Presidential elections will be held in Egypt in May – the first since Hosni Mubarak was removed in last year’s popular uprising – and it looks as if the list of candidates will be a long one. Outside the office of the Presidential Election Commission, close to where President Mubarak used to have his residence, the candidates come out in a steady stream, brandishing the papers they need to begin their run for election to be the next president of Egypt. Sami Ibrahim Abdul Latif is a man of humble origins, from a simple village in the Nile Delta, wearing the traditional Egyptian galabeya. He scrapes a living reciting the Koran in graveyards. His programme is to support the poor – people like himself, he says. His campaign team consists just of himself. He has no campaign funds whatsoever.

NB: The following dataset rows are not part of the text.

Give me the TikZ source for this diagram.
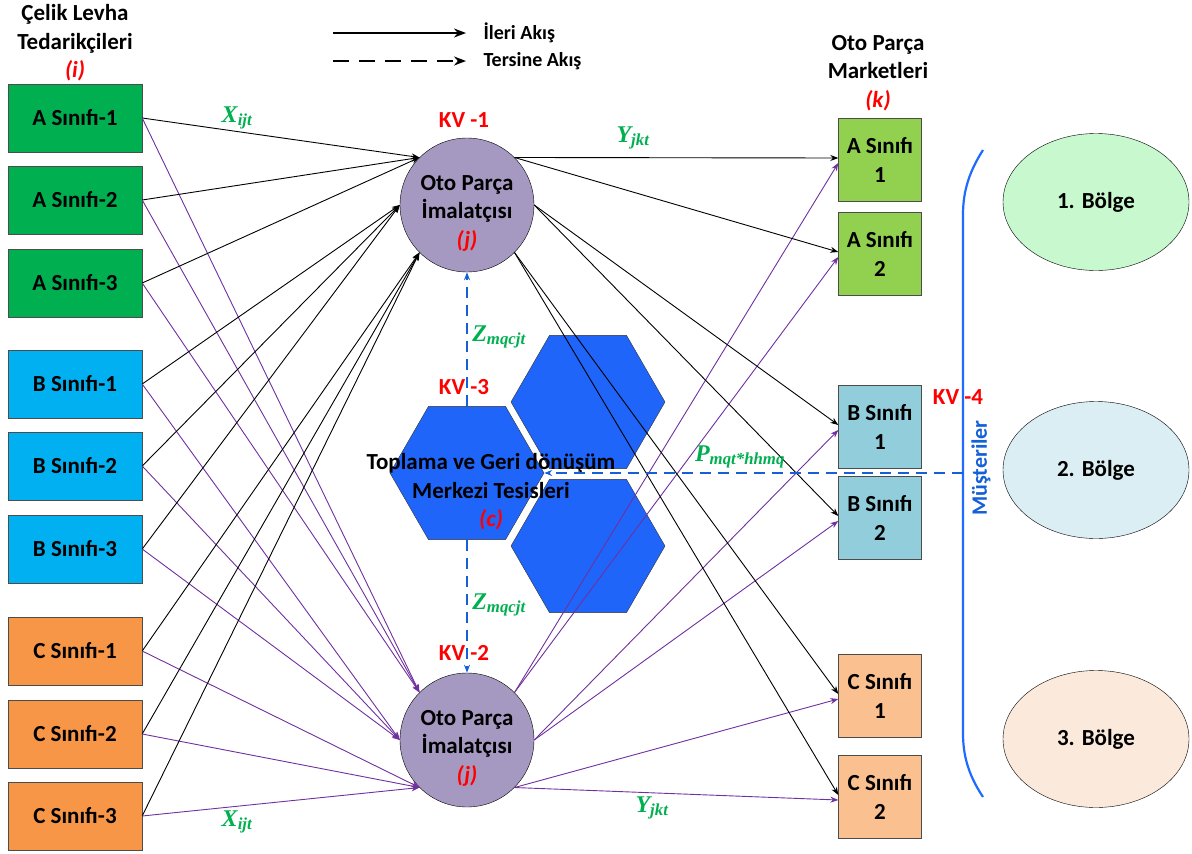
\documentclass[tikz,border=0pt]{standalone}
\usepackage{fontspec}
\setmainfont{Carlito}
\newfontfamily\lblfont{Liberation Serif}
\usetikzlibrary{shapes.geometric,arrows.meta}

\definecolor{supA}{HTML}{00B050}
\definecolor{supB}{HTML}{00B0F0}
\definecolor{supC}{HTML}{F79646}
\definecolor{mktA}{HTML}{92D050}
\definecolor{mktB}{HTML}{92CDDC}
\definecolor{mktC}{HTML}{FAC090}
\definecolor{plantfill}{HTML}{A699C1}
\definecolor{hexblue}{HTML}{1F65FA}
\definecolor{regA}{HTML}{C8F8CD}
\definecolor{regB}{HTML}{DAEEF3}
\definecolor{regC}{HTML}{FBE9DB}
\definecolor{flowpurple}{HTML}{7030A0}
\definecolor{lblgreen}{HTML}{00B050}
\definecolor{revblue}{HTML}{1560D8}
\definecolor{braceblue}{HTML}{1F6BFF}

\newcommand{\flowlbl}[2]{{\lblfont\fontsize{24}{24}\selectfont\bfseries\itshape\color{lblgreen}#1\textsubscript{#2}}}

\begin{document}
\begin{tikzpicture}[x=1pt, y=-1pt,
    font=\fontsize{23}{28.5}\selectfont\bfseries,
    supbox/.style={rectangle, draw=black!70, minimum width=134pt, minimum height=68pt},
    mktbox/.style={rectangle, draw=black!70, minimum width=83pt, minimum height=83pt, align=center},
    plant/.style={circle, draw, fill=plantfill, minimum size=134pt, inner sep=0pt},
    hexa/.style={regular polygon, regular polygon sides=6, minimum size=154pt, inner sep=0pt, fill=hexblue, draw=black!80},
    region/.style={ellipse, draw, minimum width=186pt, minimum height=137pt},
    kvlbl/.style={text=red},
    fwd/.style={-{Stealth[length=8pt,width=6pt]}, line width=0.9pt},
    rev/.style={-{Stealth[length=8pt,width=6pt]}, draw=revblue, line width=1.8pt, dash pattern=on 11pt off 7pt}
  ]
  \useasboundingbox (0,0) rectangle (1192,854);

  % legend
  \node[anchor=west, font=\fontsize{20}{24}\selectfont\bfseries] (ileri) at (480,33) {İleri Akış};
  \node[anchor=west, font=\fontsize{20}{24}\selectfont\bfseries] (tersine) at (480,61) {Tersine Akış};
  \coordinate (lgA) at (333,33);
  \coordinate (lgB) at (333,61);
  \draw[-{Stealth[length=12pt,width=9pt]}, line width=2pt] (lgA) -- ([xshift=-14pt]ileri.west);
  \draw[-{Stealth[length=12pt,width=9pt]}, line width=2pt, dash pattern=on 16pt off 10pt] (lgB) -- ([xshift=-14pt]tersine.west);

  % headers
  \node[align=center] (supHead) at (75,43) {Çelik Levha\\Tedarikçileri\\\textcolor{red}{\itshape(i)}};
  \node[align=center] (mktHead) at (878,73) {Oto Parça\\Marketleri\\\textcolor{red}{\itshape(k)}};

  % suppliers
  \foreach \l/\k/\y in {A/1/118, A/2/200, A/3/283, B/1/384, B/2/466, B/3/549, C/1/651, C/2/734, C/3/816}
    \node[supbox, fill=sup\l] (s\l\k) at (75,\y) {\l{} Sınıfı-\k};

  % markets
  \foreach \l/\k/\y in {A/1/160, A/2/254, B/1/427, B/2/518, C/1/696, C/2/797}
    \node[mktbox, fill=mkt\l] (m\l\k) at (880,\y) {\l{} Sınıfı\\\k};

  % regions
  \node[region, fill=regA] (r1) at (1096,202) {1. Bölge};
  \node[region, fill=regB] (r2) at (1096,470) {2. Bölge};
  \node[region, fill=regC] (r3) at (1096,739) {3. Bölge};

  % collection centres
  \node[hexa] (hexC) at (467,473) {};
  \node[hexa] (hexT) at (588,402) {};
  \node[hexa] (hexB) at (588,546) {};
  \node[align=center] (hexTxt) at (491,492) {Toplama ve Geri dönüşüm\\Merkezi Tesisleri\\\textcolor{red}{\itshape(c)}};

  % plants
  \node[plant] (kv1) at (467,205) {};
  \node[plant] (kv2) at (467,740) {};
  \node[align=center] (kv1Txt) at (467,213) {Oto Parça\\İmalatçısı\\\textcolor{red}{\itshape(j)}};
  \node[align=center] (kv2Txt) at (467,748) {Oto Parça\\İmalatçısı\\\textcolor{red}{\itshape(j)}};

  \node[kvlbl] (kvA) at (464,120) {KV -1};
  \node[kvlbl] (kvB) at (464,653) {KV -2};
  \node[kvlbl] (kvC) at (464,387) {KV -3};
  \node[kvlbl] (kvD) at (958,397) {KV -4};

  % forward flows
  \foreach \l/\a in {A/135, B/180, C/225}
    \foreach \k in {1,2,3} {
      \draw[fwd] (s\l\k.east) -- (kv1.\a);
      \draw[fwd, flowpurple] (s\l\k.east) -- (kv2.\a);
    }
  \foreach \l/\a in {A/45, B/0, C/-45}
    \foreach \k in {1,2} {
      \draw[fwd] (kv1.\a) -- ([yshift=2pt]m\l\k.west);
      \draw[fwd, flowpurple] (kv2.\a) -- ([yshift=-3pt]m\l\k.west);
    }

  % customers
  \draw[draw=braceblue, line width=2.2pt] (983,150) .. controls (967,175) and (963,195) .. (963,215) -- (963,733) .. controls (963,753) and (967,773) .. (983,797);
  \coordinate (cust) at (963,473);
  \node[rotate=90, text=revblue, font=\fontsize{22}{24}\selectfont\bfseries] (musteri) at (981,468) {Müşteriler};

  % reverse flows
  \draw[rev] (cust) -- (hexC.east);
  \draw[rev] (hexC.north) -- (hexC.north |- kv1.south);
  \draw[rev] (hexC.south) -- (hexC.south |- kv2.north);

  % flow labels
  \node (xTop) at (237,118) {\flowlbl{X}{ijt}};
  \node (xBot) at (237,822) {\flowlbl{X}{ijt}};
  \node (yTop) at (633,138) {\flowlbl{Y}{jkt}};
  \node (yBot) at (652,808) {\flowlbl{Y}{jkt}};
  \node (zTop) at (499,337) {\flowlbl{Z}{mqcjt}};
  \node (zBot) at (499,605) {\flowlbl{Z}{mqcjt}};
  \node (pLbl) at (740,457) {\flowlbl{P}{mqt*hhmq}};
\end{tikzpicture}
\end{document}
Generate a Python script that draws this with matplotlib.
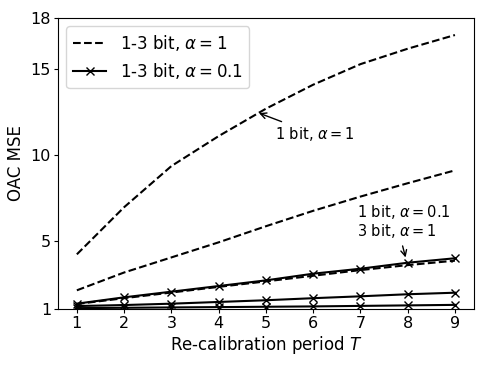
import matplotlib
matplotlib.use("Agg")
import matplotlib.pyplot as plt

T = [1, 2, 3, 4, 5, 6, 7, 8, 9]
# alpha = 1 (dashed)
mse_1bit_a1 = [4.2, 6.95, 9.35, 11.1, 12.7, 14.1, 15.3, 16.2, 17.0]
mse_2bit_a1 = [2.1, 3.14, 4.02, 4.9, 5.84, 6.74, 7.57, 8.35, 9.1]
mse_3bit_a1 = [1.3, 1.64, 1.97, 2.3, 2.62, 2.95, 3.28, 3.57, 3.83]
# alpha = 0.1 (solid, x markers)
mse_1bit_a01 = [1.32, 1.69, 2.02, 2.35, 2.68, 3.07, 3.36, 3.71, 3.97]
mse_2bit_a01 = [1.18, 1.24, 1.32, 1.42, 1.52, 1.64, 1.75, 1.87, 1.96]
mse_3bit_a01 = [1.06, 1.08, 1.1, 1.12, 1.14, 1.16, 1.19, 1.22, 1.25]

yticks = [1, 5, 10, 15, 18]

fig = plt.figure(figsize=(4.87, 3.65), dpi=100)
ax = fig.add_axes([0.119, 0.153, 0.854, 0.798])

ax.plot(T, mse_1bit_a1, 'k--', lw=1.5, label=r'1-3 bit, $\alpha = 1$')
ax.plot(T, mse_2bit_a1, 'k--', lw=1.5)
ax.plot(T, mse_3bit_a1, 'k--', lw=1.5)
ax.plot(T, mse_1bit_a01, 'k-', marker='x', ms=6, lw=1.5, label=r'1-3 bit, $\alpha = 0.1$')
ax.plot(T, mse_2bit_a01, 'k-', marker='x', ms=6, lw=1.5)
ax.plot(T, mse_3bit_a01, 'k-', marker='x', ms=6, lw=1.5)

ax.set_ylim(1, 18)
ax.set_xlim(0.6, 9.4)
ax.set_yticks(yticks)
ax.set_xticks(T)
ax.tick_params(labelsize=11.5, length=3, pad=2)
ax.set_xlabel(r'Re-calibration period $T$', fontsize=12, labelpad=2)
ax.set_ylabel('OAC MSE', fontsize=12, labelpad=4)

ax.annotate(r'1 bit, $\alpha = 1$', xy=(4.8, 12.5), xytext=(5.2, 11.2),
            fontsize=10.5, va='center', ha='left',
            arrowprops=dict(arrowstyle='->', color='k', lw=1))
ax.annotate('1 bit, $\\alpha = 0.1$\n3 bit, $\\alpha = 1$', xy=(7.97, 3.86), xytext=(6.93, 6.1),
            fontsize=10.5, va='center', ha='left', linespacing=1.1,
            arrowprops=dict(arrowstyle='->', color='k', lw=1, relpos=(0.47, 0.0)))

ax.legend(loc='upper left', fontsize=12, handlelength=2.0)

fig.savefig('out.png', dpi=100)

Sami Ibrahim Abdul Latif says he will support less well-off Egyptians
“What about the requirement to secure 30,000 signatures,” I ask him, in order to get his name on the ballot paper? “That’s wrong,” he says, and he pledges to challenge it with national and international lawsuits.
In Egypt’s more than 5,000 years of history, only three people have ever stood in a contested election to lead the country and that was the less-than-free presidential race won by Hosni Mubarak in 2005. But this year, even before nominations have closed, more than 900 Egyptians have already put their names forward.